= Exercise data =
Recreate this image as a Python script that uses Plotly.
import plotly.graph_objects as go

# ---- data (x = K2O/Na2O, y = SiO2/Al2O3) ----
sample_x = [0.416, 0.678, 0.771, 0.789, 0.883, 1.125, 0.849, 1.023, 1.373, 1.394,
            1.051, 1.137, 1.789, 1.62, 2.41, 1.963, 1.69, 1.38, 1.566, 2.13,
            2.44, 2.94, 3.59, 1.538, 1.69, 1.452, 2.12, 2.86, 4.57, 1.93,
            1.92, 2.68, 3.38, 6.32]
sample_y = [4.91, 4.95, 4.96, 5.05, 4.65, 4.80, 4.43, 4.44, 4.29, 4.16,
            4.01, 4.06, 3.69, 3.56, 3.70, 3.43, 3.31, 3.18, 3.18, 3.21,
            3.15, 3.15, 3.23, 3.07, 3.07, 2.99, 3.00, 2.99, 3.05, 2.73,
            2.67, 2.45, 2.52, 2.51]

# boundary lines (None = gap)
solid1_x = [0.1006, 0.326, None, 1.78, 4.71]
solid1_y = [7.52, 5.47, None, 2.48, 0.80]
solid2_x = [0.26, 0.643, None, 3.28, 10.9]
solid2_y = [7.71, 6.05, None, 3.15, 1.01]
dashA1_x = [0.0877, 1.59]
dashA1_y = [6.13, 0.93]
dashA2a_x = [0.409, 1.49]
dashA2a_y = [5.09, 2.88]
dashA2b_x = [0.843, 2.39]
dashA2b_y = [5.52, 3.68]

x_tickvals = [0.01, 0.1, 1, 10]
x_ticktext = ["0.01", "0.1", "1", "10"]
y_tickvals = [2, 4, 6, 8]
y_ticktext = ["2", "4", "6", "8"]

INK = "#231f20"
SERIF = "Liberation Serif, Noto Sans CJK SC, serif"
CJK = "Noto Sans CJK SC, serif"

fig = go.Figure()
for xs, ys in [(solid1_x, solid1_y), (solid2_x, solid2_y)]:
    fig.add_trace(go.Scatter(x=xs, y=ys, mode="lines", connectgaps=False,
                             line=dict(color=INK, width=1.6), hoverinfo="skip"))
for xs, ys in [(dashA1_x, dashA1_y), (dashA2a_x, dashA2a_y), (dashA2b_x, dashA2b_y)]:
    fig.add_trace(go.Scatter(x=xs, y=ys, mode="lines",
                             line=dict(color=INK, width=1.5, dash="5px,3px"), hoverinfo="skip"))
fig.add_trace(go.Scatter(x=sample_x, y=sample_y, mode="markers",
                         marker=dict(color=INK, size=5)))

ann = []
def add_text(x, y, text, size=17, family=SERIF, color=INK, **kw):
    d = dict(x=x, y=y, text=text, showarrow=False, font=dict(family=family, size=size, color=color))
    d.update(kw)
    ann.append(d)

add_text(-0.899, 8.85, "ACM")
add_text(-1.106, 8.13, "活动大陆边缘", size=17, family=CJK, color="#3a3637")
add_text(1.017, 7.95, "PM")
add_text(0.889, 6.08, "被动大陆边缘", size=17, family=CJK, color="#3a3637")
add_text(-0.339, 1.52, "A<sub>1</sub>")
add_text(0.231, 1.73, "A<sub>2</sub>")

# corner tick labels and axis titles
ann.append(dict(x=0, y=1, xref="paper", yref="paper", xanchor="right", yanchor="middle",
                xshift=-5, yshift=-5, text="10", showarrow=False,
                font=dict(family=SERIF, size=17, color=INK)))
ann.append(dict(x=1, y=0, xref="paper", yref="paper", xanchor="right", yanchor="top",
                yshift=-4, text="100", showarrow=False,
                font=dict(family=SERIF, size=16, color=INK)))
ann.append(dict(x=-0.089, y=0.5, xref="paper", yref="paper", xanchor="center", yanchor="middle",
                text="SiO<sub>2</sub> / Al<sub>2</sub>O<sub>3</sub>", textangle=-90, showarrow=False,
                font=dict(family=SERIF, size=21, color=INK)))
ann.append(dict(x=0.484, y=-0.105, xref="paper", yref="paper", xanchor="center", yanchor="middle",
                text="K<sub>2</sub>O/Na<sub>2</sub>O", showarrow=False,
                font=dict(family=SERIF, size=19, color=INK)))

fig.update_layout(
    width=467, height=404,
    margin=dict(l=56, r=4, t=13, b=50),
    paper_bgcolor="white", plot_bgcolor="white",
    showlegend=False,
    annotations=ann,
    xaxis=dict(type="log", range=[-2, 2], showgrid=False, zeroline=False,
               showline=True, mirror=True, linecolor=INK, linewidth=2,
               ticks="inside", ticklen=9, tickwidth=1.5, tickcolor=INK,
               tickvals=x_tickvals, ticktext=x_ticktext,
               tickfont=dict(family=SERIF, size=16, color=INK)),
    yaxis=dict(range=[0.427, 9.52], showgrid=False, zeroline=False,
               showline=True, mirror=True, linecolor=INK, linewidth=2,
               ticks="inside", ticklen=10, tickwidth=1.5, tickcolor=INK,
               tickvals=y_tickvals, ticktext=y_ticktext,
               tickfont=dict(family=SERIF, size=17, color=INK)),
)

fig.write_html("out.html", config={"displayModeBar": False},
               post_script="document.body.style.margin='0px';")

==

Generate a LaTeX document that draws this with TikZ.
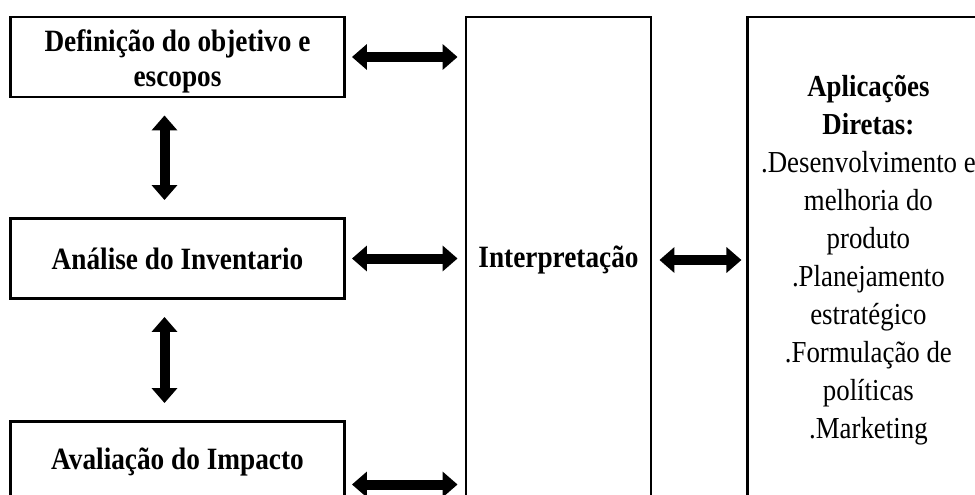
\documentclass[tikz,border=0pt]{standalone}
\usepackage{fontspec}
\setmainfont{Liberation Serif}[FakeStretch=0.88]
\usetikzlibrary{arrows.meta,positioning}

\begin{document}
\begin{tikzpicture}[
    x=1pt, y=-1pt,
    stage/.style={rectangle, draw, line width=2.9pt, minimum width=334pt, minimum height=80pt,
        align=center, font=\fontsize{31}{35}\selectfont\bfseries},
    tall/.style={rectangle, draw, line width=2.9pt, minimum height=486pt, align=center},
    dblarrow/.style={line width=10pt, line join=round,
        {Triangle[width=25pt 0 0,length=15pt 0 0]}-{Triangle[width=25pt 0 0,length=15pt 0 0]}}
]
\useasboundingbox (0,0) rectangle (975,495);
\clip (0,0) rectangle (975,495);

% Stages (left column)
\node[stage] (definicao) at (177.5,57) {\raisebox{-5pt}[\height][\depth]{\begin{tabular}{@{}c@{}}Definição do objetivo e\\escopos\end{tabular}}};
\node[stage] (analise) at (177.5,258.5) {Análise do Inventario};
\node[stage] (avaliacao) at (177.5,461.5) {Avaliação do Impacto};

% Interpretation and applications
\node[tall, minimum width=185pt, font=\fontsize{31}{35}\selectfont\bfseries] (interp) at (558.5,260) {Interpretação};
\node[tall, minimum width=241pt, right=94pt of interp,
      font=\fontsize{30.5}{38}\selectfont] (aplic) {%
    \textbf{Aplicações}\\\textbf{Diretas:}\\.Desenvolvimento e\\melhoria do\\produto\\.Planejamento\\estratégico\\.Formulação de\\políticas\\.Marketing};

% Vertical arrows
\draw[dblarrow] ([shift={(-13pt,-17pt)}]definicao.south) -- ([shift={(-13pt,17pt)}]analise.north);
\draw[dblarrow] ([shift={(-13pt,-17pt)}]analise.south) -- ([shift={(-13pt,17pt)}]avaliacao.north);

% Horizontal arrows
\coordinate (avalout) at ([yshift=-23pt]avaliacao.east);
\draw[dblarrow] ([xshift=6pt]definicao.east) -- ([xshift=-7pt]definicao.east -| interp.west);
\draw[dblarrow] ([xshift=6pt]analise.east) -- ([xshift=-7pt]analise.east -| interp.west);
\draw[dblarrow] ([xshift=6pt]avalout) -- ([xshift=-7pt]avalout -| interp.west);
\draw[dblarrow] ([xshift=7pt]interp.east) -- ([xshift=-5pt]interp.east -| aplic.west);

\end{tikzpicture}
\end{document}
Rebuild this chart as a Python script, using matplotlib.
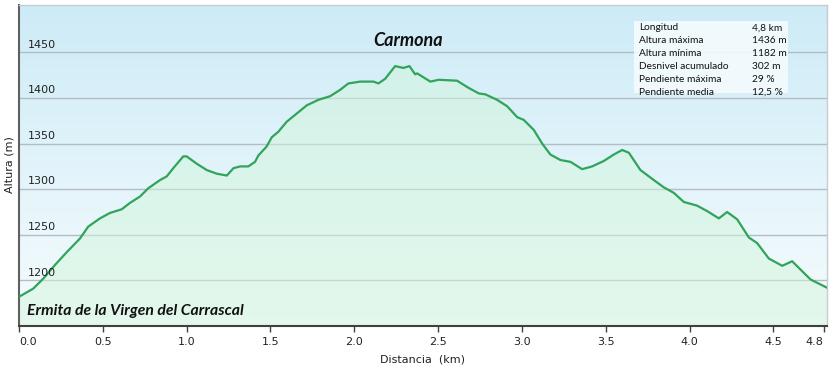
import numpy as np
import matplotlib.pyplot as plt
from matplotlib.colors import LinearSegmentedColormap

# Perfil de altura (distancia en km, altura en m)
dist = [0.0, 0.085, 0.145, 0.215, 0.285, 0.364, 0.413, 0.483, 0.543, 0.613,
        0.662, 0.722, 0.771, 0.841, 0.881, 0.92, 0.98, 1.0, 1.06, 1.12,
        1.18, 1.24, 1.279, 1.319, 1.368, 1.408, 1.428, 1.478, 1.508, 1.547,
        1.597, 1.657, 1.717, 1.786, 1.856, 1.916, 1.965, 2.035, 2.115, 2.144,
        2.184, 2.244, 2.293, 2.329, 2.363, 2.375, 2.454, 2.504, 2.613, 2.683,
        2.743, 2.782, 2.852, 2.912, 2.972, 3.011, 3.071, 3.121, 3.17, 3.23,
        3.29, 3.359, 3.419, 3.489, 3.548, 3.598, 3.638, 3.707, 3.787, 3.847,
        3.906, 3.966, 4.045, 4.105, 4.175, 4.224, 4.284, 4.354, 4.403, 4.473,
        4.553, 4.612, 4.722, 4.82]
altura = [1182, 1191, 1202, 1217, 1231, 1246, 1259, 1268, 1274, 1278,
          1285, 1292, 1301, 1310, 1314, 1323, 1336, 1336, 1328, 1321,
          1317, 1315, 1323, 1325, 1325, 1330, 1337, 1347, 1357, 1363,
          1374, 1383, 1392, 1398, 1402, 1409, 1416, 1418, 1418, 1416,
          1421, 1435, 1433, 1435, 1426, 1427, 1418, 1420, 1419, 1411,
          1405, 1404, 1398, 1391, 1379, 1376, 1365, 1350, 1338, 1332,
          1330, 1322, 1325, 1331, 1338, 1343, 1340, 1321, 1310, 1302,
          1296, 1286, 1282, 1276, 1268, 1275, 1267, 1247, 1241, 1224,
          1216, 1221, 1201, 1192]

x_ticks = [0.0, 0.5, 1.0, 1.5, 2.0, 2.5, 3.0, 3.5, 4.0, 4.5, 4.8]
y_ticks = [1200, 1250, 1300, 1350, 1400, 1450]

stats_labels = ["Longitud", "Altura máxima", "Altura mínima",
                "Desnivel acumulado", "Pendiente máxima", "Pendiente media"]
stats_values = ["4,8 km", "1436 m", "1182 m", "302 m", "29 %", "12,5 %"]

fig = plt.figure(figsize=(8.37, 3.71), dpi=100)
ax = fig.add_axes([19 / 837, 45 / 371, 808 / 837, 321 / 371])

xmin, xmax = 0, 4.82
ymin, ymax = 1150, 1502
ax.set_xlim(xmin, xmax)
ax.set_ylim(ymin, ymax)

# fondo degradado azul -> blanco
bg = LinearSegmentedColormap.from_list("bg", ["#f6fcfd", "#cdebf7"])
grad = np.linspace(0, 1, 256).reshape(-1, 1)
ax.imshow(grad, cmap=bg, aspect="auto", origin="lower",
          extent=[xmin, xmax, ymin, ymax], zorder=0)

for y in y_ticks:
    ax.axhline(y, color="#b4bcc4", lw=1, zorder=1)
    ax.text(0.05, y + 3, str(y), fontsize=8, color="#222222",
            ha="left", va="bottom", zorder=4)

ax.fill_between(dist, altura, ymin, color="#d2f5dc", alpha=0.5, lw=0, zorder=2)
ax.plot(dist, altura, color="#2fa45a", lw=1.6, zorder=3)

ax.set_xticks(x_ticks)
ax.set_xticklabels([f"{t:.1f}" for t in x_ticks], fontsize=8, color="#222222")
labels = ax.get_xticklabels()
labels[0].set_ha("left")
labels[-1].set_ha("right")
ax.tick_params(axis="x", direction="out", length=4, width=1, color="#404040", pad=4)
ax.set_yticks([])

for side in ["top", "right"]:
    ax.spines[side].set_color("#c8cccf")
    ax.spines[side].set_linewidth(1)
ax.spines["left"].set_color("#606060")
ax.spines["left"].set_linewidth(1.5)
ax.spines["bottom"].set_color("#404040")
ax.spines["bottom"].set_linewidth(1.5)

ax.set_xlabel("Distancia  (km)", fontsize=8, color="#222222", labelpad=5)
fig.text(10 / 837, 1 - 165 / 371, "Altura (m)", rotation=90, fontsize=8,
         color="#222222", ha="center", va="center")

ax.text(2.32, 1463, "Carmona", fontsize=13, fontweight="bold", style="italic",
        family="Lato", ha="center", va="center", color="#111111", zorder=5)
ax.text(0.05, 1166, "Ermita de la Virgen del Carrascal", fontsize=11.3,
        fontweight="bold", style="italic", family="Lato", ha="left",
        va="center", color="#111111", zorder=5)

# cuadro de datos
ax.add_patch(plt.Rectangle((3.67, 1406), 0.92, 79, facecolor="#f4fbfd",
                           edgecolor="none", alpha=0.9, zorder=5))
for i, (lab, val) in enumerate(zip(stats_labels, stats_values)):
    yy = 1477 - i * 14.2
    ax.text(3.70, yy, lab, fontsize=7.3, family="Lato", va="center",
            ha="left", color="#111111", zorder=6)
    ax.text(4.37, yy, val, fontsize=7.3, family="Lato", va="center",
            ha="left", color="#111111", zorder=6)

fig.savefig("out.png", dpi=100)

= Exercise prompt =
Give back exactly the lines from the one that holds "Rebuild this chart" to the one that holds "from matplotlib.colors import", with both ends and without the images.

= Complete response =
Rebuild this chart as a Python script, using matplotlib.
import numpy as np
import matplotlib.pyplot as plt
from matplotlib.colors import LinearSegmentedColormap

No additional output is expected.